Given data:
§ §

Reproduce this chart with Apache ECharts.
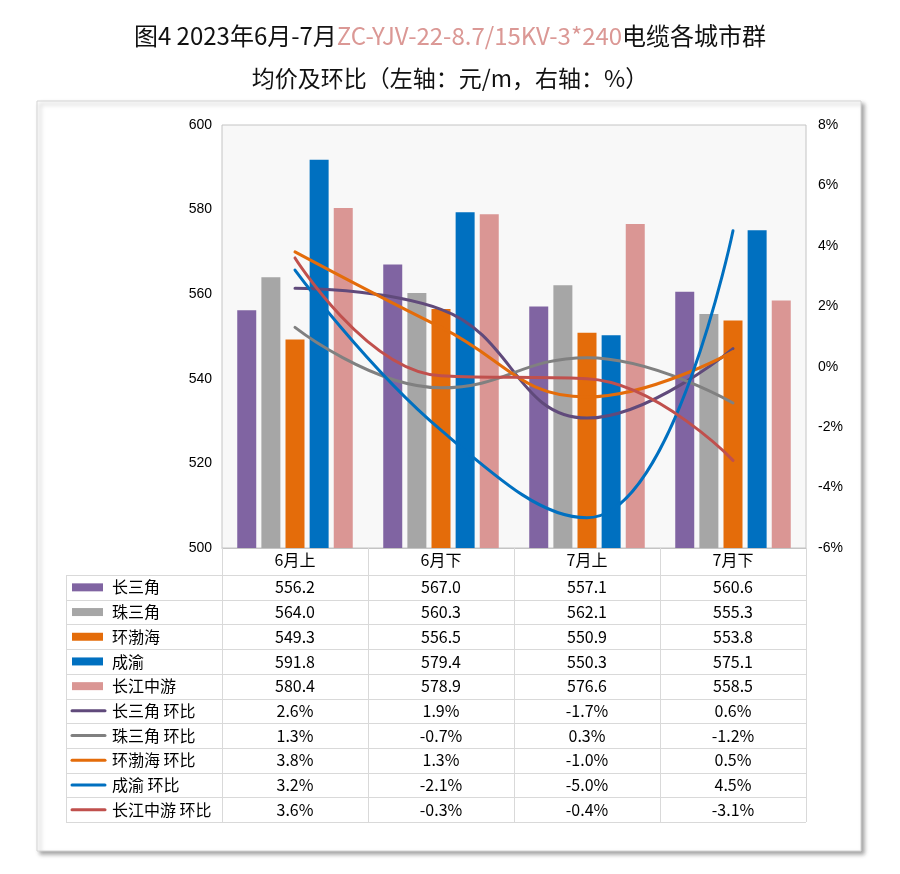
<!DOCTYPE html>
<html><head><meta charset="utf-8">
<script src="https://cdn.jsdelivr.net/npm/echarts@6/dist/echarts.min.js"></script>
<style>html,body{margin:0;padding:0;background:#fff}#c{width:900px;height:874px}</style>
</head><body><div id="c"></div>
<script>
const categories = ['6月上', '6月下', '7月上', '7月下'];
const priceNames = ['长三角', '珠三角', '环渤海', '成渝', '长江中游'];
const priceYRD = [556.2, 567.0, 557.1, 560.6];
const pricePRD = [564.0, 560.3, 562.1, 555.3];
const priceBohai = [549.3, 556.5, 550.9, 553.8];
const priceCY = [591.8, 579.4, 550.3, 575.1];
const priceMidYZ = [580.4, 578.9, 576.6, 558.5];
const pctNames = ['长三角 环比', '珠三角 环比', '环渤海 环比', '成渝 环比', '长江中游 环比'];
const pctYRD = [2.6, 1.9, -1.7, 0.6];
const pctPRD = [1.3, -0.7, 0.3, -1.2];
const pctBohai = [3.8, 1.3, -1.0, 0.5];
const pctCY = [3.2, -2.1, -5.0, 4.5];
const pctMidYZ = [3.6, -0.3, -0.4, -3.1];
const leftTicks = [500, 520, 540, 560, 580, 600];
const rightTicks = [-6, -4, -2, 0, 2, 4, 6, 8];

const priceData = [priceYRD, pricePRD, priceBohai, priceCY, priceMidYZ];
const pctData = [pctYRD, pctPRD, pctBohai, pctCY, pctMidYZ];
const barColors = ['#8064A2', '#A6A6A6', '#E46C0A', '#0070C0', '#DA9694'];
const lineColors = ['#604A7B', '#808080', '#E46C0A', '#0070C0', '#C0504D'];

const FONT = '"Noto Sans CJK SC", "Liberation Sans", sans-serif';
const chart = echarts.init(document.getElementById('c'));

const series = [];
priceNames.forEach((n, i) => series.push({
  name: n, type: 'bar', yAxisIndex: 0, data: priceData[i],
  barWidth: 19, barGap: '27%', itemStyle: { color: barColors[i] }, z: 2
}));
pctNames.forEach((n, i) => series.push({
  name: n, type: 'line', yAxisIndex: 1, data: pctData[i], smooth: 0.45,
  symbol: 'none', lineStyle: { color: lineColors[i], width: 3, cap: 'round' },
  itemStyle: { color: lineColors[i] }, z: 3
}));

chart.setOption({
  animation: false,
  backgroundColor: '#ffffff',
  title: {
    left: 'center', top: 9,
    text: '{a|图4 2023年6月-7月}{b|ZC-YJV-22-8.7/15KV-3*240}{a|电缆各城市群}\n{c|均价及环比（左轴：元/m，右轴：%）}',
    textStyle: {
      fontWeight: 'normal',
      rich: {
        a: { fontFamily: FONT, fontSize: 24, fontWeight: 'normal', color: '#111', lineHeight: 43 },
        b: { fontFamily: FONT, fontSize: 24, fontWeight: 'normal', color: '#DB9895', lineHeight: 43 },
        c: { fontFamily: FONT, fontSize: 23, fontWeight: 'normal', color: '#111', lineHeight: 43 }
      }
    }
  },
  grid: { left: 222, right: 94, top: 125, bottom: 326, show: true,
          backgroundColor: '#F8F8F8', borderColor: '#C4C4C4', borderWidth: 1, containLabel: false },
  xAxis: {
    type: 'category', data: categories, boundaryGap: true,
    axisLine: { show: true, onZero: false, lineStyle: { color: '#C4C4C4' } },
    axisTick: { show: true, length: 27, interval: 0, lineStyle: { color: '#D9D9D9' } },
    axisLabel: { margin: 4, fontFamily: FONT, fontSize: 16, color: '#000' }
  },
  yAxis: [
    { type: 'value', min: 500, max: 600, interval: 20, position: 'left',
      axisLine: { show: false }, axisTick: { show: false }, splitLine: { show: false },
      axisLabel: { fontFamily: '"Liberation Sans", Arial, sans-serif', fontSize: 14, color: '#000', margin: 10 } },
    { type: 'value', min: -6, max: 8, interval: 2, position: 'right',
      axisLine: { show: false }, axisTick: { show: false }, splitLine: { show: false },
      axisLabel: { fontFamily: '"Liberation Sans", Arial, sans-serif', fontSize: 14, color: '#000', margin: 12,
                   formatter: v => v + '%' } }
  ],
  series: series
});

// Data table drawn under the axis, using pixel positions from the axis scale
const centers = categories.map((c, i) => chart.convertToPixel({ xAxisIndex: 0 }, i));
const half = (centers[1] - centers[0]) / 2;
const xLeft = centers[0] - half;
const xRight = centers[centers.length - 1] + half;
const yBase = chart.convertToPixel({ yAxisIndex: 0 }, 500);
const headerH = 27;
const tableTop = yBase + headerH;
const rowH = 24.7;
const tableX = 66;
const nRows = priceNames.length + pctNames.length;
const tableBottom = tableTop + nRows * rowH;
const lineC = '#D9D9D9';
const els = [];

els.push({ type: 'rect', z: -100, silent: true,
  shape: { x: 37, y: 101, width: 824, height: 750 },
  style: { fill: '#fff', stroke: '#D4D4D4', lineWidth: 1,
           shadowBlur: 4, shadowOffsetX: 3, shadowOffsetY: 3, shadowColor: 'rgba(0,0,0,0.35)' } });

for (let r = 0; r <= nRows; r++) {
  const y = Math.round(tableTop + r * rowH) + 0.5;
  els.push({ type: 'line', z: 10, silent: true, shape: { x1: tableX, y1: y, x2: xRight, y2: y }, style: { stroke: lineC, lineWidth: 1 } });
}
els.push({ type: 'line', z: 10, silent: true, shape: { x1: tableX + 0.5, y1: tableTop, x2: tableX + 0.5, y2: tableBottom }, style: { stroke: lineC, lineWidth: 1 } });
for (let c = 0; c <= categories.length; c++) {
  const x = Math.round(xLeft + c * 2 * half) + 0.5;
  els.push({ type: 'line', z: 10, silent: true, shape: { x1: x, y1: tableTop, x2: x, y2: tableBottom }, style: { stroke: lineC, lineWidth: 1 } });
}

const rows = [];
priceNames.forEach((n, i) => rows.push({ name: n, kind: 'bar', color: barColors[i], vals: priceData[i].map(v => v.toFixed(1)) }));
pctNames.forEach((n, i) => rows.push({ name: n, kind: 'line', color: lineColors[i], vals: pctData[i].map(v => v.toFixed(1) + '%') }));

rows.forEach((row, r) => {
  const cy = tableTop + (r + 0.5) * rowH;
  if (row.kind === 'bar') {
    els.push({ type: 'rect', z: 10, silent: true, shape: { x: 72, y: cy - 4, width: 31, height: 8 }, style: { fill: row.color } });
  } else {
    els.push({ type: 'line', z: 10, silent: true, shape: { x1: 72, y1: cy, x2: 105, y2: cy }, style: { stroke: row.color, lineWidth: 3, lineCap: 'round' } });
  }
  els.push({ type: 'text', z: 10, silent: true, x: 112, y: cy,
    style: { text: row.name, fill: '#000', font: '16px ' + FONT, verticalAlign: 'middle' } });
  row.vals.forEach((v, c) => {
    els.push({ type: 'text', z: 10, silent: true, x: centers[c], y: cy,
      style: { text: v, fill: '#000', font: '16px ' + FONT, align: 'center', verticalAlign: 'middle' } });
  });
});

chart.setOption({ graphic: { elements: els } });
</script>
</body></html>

§ §

Given request: Except for the pictures, print the data above exactly.

Output for this exercise:
Reproduce this chart with Apache ECharts.
<!DOCTYPE html>
<html><head><meta charset="utf-8">
<script src="https://cdn.jsdelivr.net/npm/echarts@6/dist/echarts.min.js"></script>
<style>html,body{margin:0;padding:0;background:#fff}#c{width:900px;height:874px}</style>
</head><body><div id="c"></div>
<script>
const categories = ['6月上', '6月下', '7月上', '7月下'];
const priceNames = ['长三角', '珠三角', '环渤海', '成渝', '长江中游'];
const priceYRD = [556.2, 567.0, 557.1, 560.6];
const pricePRD = [564.0, 560.3, 562.1, 555.3];
const priceBohai = [549.3, 556.5, 550.9, 553.8];
const priceCY = [591.8, 579.4, 550.3, 575.1];
const priceMidYZ = [580.4, 578.9, 576.6, 558.5];
const pctNames = ['长三角 环比', '珠三角 环比', '环渤海 环比', '成渝 环比', '长江中游 环比'];
const pctYRD = [2.6, 1.9, -1.7, 0.6];
const pctPRD = [1.3, -0.7, 0.3, -1.2];
const pctBohai = [3.8, 1.3, -1.0, 0.5];
const pctCY = [3.2, -2.1, -5.0, 4.5];
const pctMidYZ = [3.6, -0.3, -0.4, -3.1];
const leftTicks = [500, 520, 540, 560, 580, 600];
const rightTicks = [-6, -4, -2, 0, 2, 4, 6, 8];

const priceData = [priceYRD, pricePRD, priceBohai, priceCY, priceMidYZ];
const pctData = [pctYRD, pctPRD, pctBohai, pctCY, pctMidYZ];
const barColors = ['#8064A2', '#A6A6A6', '#E46C0A', '#0070C0', '#DA9694'];
const lineColors = ['#604A7B', '#808080', '#E46C0A', '#0070C0', '#C0504D'];

const FONT = '"Noto Sans CJK SC", "Liberation Sans", sans-serif';
const chart = echarts.init(document.getElementById('c'));

const series = [];
priceNames.forEach((n, i) => series.push({
  name: n, type: 'bar', yAxisIndex: 0, data: priceData[i],
  barWidth: 19, barGap: '27%', itemStyle: { color: barColors[i] }, z: 2
}));
pctNames.forEach((n, i) => series.push({
  name: n, type: 'line', yAxisIndex: 1, data: pctData[i], smooth: 0.45,
  symbol: 'none', lineStyle: { color: lineColors[i], width: 3, cap: 'round' },
  itemStyle: { color: lineColors[i] }, z: 3
}));

chart.setOption({
  animation: false,
  backgroundColor: '#ffffff',
  title: {
    left: 'center', top: 9,
    text: '{a|图4 2023年6月-7月}{b|ZC-YJV-22-8.7/15KV-3*240}{a|电缆各城市群}\n{c|均价及环比（左轴：元/m，右轴：%）}',
    textStyle: {
      fontWeight: 'normal',
      rich: {
        a: { fontFamily: FONT, fontSize: 24, fontWeight: 'normal', color: '#111', lineHeight: 43 },
        b: { fontFamily: FONT, fontSize: 24, fontWeight: 'normal', color: '#DB9895', lineHeight: 43 },
        c: { fontFamily: FONT, fontSize: 23, fontWeight: 'normal', color: '#111', lineHeight: 43 }
      }
    }
  },
  grid: { left: 222, right: 94, top: 125, bottom: 326, show: true,
          backgroundColor: '#F8F8F8', borderColor: '#C4C4C4', borderWidth: 1, containLabel: false },
  xAxis: {
    type: 'category', data: categories, boundaryGap: true,
    axisLine: { show: true, onZero: false, lineStyle: { color: '#C4C4C4' } },
    axisTick: { show: true, length: 27, interval: 0, lineStyle: { color: '#D9D9D9' } },
    axisLabel: { margin: 4, fontFamily: FONT, fontSize: 16, color: '#000' }
  },
  yAxis: [
    { type: 'value', min: 500, max: 600, interval: 20, position: 'left',
      axisLine: { show: false }, axisTick: { show: false }, splitLine: { show: false },
      axisLabel: { fontFamily: '"Liberation Sans", Arial, sans-serif', fontSize: 14, color: '#000', margin: 10 } },
    { type: 'value', min: -6, max: 8, interval: 2, position: 'right',
      axisLine: { show: false }, axisTick: { show: false }, splitLine: { show: false },
      axisLabel: { fontFamily: '"Liberation Sans", Arial, sans-serif', fontSize: 14, color: '#000', margin: 12,
                   formatter: v => v + '%' } }
  ],
  series: series
});

// Data table drawn under the axis, using pixel positions from the axis scale
const centers = categories.map((c, i) => chart.convertToPixel({ xAxisIndex: 0 }, i));
const half = (centers[1] - centers[0]) / 2;
const xLeft = centers[0] - half;
const xRight = centers[centers.length - 1] + half;
const yBase = chart.convertToPixel({ yAxisIndex: 0 }, 500);
const headerH = 27;
const tableTop = yBase + headerH;
const rowH = 24.7;
const tableX = 66;
const nRows = priceNames.length + pctNames.length;
const tableBottom = tableTop + nRows * rowH;
const lineC = '#D9D9D9';
const els = [];

els.push({ type: 'rect', z: -100, silent: true,
  shape: { x: 37, y: 101, width: 824, height: 750 },
  style: { fill: '#fff', stroke: '#D4D4D4', lineWidth: 1,
           shadowBlur: 4, shadowOffsetX: 3, shadowOffsetY: 3, shadowColor: 'rgba(0,0,0,0.35)' } });

for (let r = 0; r <= nRows; r++) {
  const y = Math.round(tableTop + r * rowH) + 0.5;
  els.push({ type: 'line', z: 10, silent: true, shape: { x1: tableX, y1: y, x2: xRight, y2: y }, style: { stroke: lineC, lineWidth: 1 } });
}
els.push({ type: 'line', z: 10, silent: true, shape: { x1: tableX + 0.5, y1: tableTop, x2: tableX + 0.5, y2: tableBottom }, style: { stroke: lineC, lineWidth: 1 } });
for (let c = 0; c <= categories.length; c++) {
  const x = Math.round(xLeft + c * 2 * half) + 0.5;
  els.push({ type: 'line', z: 10, silent: true, shape: { x1: x, y1: tableTop, x2: x, y2: tableBottom }, style: { stroke: lineC, lineWidth: 1 } });
}

const rows = [];
priceNames.forEach((n, i) => rows.push({ name: n, kind: 'bar', color: barColors[i], vals: priceData[i].map(v => v.toFixed(1)) }));
pctNames.forEach((n, i) => rows.push({ name: n, kind: 'line', color: lineColors[i], vals: pctData[i].map(v => v.toFixed(1) + '%') }));

rows.forEach((row, r) => {
  const cy = tableTop + (r + 0.5) * rowH;
  if (row.kind === 'bar') {
    els.push({ type: 'rect', z: 10, silent: true, shape: { x: 72, y: cy - 4, width: 31, height: 8 }, style: { fill: row.color } });
  } else {
    els.push({ type: 'line', z: 10, silent: true, shape: { x1: 72, y1: cy, x2: 105, y2: cy }, style: { stroke: row.color, lineWidth: 3, lineCap: 'round' } });
  }
  els.push({ type: 'text', z: 10, silent: true, x: 112, y: cy,
    style: { text: row.name, fill: '#000', font: '16px ' + FONT, verticalAlign: 'middle' } });
  row.vals.forEach((v, c) => {
    els.push({ type: 'text', z: 10, silent: true, x: centers[c], y: cy,
      style: { text: v, fill: '#000', font: '16px ' + FONT, align: 'center', verticalAlign: 'middle' } });
  });
});

chart.setOption({ graphic: { elements: els } });
</script>
</body></html>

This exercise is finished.